• Requirements:
Identify and pull out each line of the entries in which "Rebuild" occurs.
───
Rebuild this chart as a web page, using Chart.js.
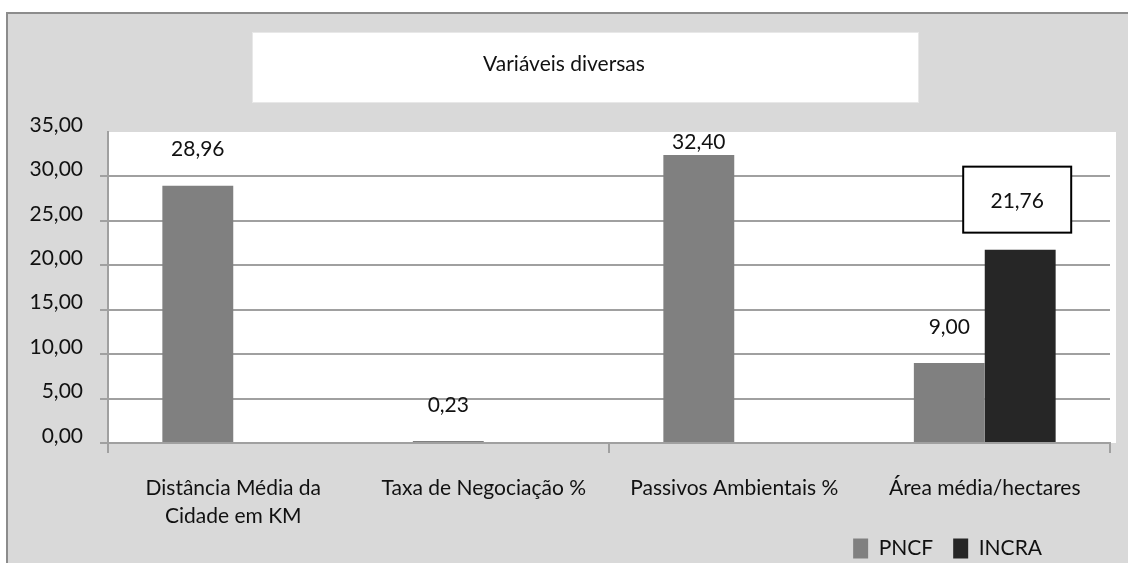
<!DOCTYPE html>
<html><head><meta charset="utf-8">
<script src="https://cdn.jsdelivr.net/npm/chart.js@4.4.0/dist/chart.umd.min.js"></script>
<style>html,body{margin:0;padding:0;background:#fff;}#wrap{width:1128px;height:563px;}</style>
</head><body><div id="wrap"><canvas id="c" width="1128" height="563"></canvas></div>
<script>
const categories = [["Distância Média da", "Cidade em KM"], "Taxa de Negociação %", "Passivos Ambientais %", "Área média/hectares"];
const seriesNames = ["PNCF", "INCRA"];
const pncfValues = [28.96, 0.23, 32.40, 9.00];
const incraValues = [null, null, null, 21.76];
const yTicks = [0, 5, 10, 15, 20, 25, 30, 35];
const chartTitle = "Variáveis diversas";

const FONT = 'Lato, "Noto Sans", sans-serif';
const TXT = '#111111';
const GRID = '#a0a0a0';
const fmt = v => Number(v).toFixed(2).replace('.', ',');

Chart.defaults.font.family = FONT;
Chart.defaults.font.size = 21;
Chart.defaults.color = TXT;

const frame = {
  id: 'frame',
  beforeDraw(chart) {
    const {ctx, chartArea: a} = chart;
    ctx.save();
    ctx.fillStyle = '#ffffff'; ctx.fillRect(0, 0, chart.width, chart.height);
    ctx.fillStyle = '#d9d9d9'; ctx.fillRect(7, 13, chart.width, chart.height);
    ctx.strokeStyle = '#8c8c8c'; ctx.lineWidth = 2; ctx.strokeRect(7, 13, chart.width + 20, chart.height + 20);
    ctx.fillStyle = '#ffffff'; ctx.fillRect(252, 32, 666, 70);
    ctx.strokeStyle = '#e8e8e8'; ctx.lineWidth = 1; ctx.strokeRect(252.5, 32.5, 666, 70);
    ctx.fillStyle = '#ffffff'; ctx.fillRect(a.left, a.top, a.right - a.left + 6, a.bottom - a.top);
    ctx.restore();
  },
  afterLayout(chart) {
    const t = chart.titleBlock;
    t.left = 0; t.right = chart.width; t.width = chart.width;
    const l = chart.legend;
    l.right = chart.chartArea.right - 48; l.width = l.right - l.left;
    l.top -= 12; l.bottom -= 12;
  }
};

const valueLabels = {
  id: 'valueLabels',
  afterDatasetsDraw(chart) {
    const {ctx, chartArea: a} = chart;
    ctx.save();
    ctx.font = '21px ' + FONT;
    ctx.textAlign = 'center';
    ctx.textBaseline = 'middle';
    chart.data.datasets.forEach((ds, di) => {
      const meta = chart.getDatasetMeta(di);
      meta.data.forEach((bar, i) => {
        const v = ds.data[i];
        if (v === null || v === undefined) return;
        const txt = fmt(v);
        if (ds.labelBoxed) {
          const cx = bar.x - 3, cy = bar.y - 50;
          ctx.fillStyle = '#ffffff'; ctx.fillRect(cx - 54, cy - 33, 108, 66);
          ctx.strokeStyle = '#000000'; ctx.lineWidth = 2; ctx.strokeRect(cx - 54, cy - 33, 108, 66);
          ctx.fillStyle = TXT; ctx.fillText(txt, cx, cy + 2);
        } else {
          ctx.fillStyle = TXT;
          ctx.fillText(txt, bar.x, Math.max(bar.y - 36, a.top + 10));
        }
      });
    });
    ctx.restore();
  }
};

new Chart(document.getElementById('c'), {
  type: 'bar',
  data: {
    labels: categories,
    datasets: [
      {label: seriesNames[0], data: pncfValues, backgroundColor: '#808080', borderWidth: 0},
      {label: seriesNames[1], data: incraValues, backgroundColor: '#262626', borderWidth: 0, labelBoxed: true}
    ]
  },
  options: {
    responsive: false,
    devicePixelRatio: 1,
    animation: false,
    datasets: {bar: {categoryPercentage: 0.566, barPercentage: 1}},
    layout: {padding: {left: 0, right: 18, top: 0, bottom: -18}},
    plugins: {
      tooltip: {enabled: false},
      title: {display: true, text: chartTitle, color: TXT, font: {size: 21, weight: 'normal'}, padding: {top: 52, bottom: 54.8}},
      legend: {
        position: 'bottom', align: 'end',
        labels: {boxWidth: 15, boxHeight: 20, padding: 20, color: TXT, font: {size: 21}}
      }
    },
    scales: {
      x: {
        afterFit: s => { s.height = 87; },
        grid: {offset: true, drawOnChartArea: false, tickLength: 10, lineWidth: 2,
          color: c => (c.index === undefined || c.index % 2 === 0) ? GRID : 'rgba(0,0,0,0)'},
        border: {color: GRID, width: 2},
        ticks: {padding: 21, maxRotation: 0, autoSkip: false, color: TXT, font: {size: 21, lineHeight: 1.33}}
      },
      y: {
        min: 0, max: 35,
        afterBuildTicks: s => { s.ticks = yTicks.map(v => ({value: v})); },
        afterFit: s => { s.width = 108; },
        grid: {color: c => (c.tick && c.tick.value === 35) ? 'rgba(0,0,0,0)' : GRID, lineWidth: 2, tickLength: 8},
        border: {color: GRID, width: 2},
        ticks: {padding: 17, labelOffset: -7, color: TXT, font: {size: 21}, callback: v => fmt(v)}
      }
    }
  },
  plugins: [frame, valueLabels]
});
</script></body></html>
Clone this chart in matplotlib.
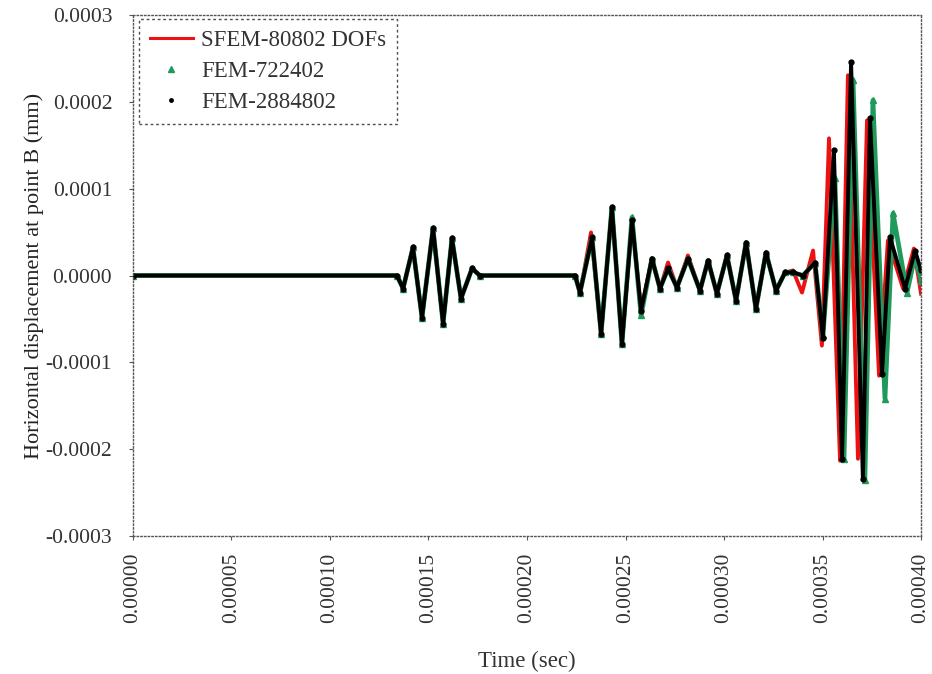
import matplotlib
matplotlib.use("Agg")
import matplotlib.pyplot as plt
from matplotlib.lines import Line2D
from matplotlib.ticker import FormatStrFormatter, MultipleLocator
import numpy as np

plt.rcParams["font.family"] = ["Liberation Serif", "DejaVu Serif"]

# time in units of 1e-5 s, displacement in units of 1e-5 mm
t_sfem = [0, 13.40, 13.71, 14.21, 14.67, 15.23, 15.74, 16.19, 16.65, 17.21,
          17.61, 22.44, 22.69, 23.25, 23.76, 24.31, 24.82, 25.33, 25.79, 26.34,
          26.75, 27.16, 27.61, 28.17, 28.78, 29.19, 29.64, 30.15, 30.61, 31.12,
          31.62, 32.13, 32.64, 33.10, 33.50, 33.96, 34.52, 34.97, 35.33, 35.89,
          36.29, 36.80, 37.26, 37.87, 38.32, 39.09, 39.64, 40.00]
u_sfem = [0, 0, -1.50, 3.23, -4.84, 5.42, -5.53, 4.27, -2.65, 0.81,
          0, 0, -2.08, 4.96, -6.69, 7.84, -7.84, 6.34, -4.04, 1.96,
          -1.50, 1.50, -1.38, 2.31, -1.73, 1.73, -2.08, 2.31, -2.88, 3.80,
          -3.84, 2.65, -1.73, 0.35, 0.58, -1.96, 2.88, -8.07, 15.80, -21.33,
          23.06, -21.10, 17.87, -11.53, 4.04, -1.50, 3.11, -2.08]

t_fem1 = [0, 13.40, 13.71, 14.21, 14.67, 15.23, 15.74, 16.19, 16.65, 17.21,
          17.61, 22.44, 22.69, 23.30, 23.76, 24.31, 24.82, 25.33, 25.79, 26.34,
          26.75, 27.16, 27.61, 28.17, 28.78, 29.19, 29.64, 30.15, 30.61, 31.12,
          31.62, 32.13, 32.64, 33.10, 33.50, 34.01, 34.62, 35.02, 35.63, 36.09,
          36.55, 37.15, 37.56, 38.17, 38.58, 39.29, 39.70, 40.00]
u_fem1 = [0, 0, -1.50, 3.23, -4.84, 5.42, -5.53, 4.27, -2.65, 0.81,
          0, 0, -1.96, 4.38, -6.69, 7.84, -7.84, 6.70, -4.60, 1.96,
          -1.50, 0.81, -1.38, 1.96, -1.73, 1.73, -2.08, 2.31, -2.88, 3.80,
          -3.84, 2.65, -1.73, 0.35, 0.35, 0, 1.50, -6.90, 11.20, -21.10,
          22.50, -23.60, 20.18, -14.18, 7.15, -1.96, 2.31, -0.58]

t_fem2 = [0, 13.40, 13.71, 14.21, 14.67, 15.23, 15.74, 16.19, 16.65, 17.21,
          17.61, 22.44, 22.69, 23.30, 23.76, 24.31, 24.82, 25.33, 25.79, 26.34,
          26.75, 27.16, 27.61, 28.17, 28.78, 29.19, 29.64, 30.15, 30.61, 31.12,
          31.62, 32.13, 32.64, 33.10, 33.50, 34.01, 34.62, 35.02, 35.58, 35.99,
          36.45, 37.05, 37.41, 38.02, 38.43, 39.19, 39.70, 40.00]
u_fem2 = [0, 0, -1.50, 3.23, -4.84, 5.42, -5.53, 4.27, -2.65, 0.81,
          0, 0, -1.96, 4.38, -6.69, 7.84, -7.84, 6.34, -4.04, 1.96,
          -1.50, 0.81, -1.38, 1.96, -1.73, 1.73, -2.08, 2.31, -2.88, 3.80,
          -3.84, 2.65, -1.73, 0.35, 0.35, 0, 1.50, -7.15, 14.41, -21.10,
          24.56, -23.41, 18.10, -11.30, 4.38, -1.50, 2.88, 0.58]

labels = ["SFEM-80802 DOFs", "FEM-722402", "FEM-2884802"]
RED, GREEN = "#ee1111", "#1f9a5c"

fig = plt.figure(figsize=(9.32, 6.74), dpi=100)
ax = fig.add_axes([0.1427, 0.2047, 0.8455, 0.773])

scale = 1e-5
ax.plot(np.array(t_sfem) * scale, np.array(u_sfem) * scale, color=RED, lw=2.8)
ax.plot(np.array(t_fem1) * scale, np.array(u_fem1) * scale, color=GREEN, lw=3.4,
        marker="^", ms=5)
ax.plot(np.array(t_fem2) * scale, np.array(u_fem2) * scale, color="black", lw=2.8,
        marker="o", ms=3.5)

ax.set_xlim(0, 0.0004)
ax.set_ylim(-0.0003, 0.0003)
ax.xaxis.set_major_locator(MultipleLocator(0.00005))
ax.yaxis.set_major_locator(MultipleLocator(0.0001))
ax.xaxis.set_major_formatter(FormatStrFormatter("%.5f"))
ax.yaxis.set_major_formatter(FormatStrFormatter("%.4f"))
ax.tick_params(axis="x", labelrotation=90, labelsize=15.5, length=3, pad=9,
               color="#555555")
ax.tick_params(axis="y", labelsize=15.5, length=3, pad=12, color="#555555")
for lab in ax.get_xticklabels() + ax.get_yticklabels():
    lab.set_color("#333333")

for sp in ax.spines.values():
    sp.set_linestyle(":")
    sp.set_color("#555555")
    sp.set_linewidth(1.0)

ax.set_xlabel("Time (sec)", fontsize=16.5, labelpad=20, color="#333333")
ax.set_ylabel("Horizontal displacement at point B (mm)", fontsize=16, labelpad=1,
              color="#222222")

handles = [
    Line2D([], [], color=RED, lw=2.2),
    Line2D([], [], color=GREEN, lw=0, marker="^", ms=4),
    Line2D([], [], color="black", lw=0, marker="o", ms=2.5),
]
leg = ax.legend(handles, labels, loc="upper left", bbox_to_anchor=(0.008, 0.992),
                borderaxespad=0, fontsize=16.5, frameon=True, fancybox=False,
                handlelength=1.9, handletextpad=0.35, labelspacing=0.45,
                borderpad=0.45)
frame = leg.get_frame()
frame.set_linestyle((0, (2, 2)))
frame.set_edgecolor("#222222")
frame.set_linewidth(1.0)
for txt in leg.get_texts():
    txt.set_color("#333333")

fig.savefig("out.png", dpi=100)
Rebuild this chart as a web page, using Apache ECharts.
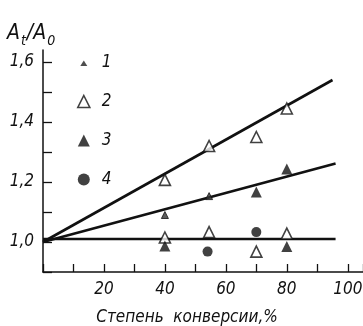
───
• Written solution:
Rebuild this chart as a web page, using Chart.js.
Rebuild this chart as a web page, using Apache ECharts.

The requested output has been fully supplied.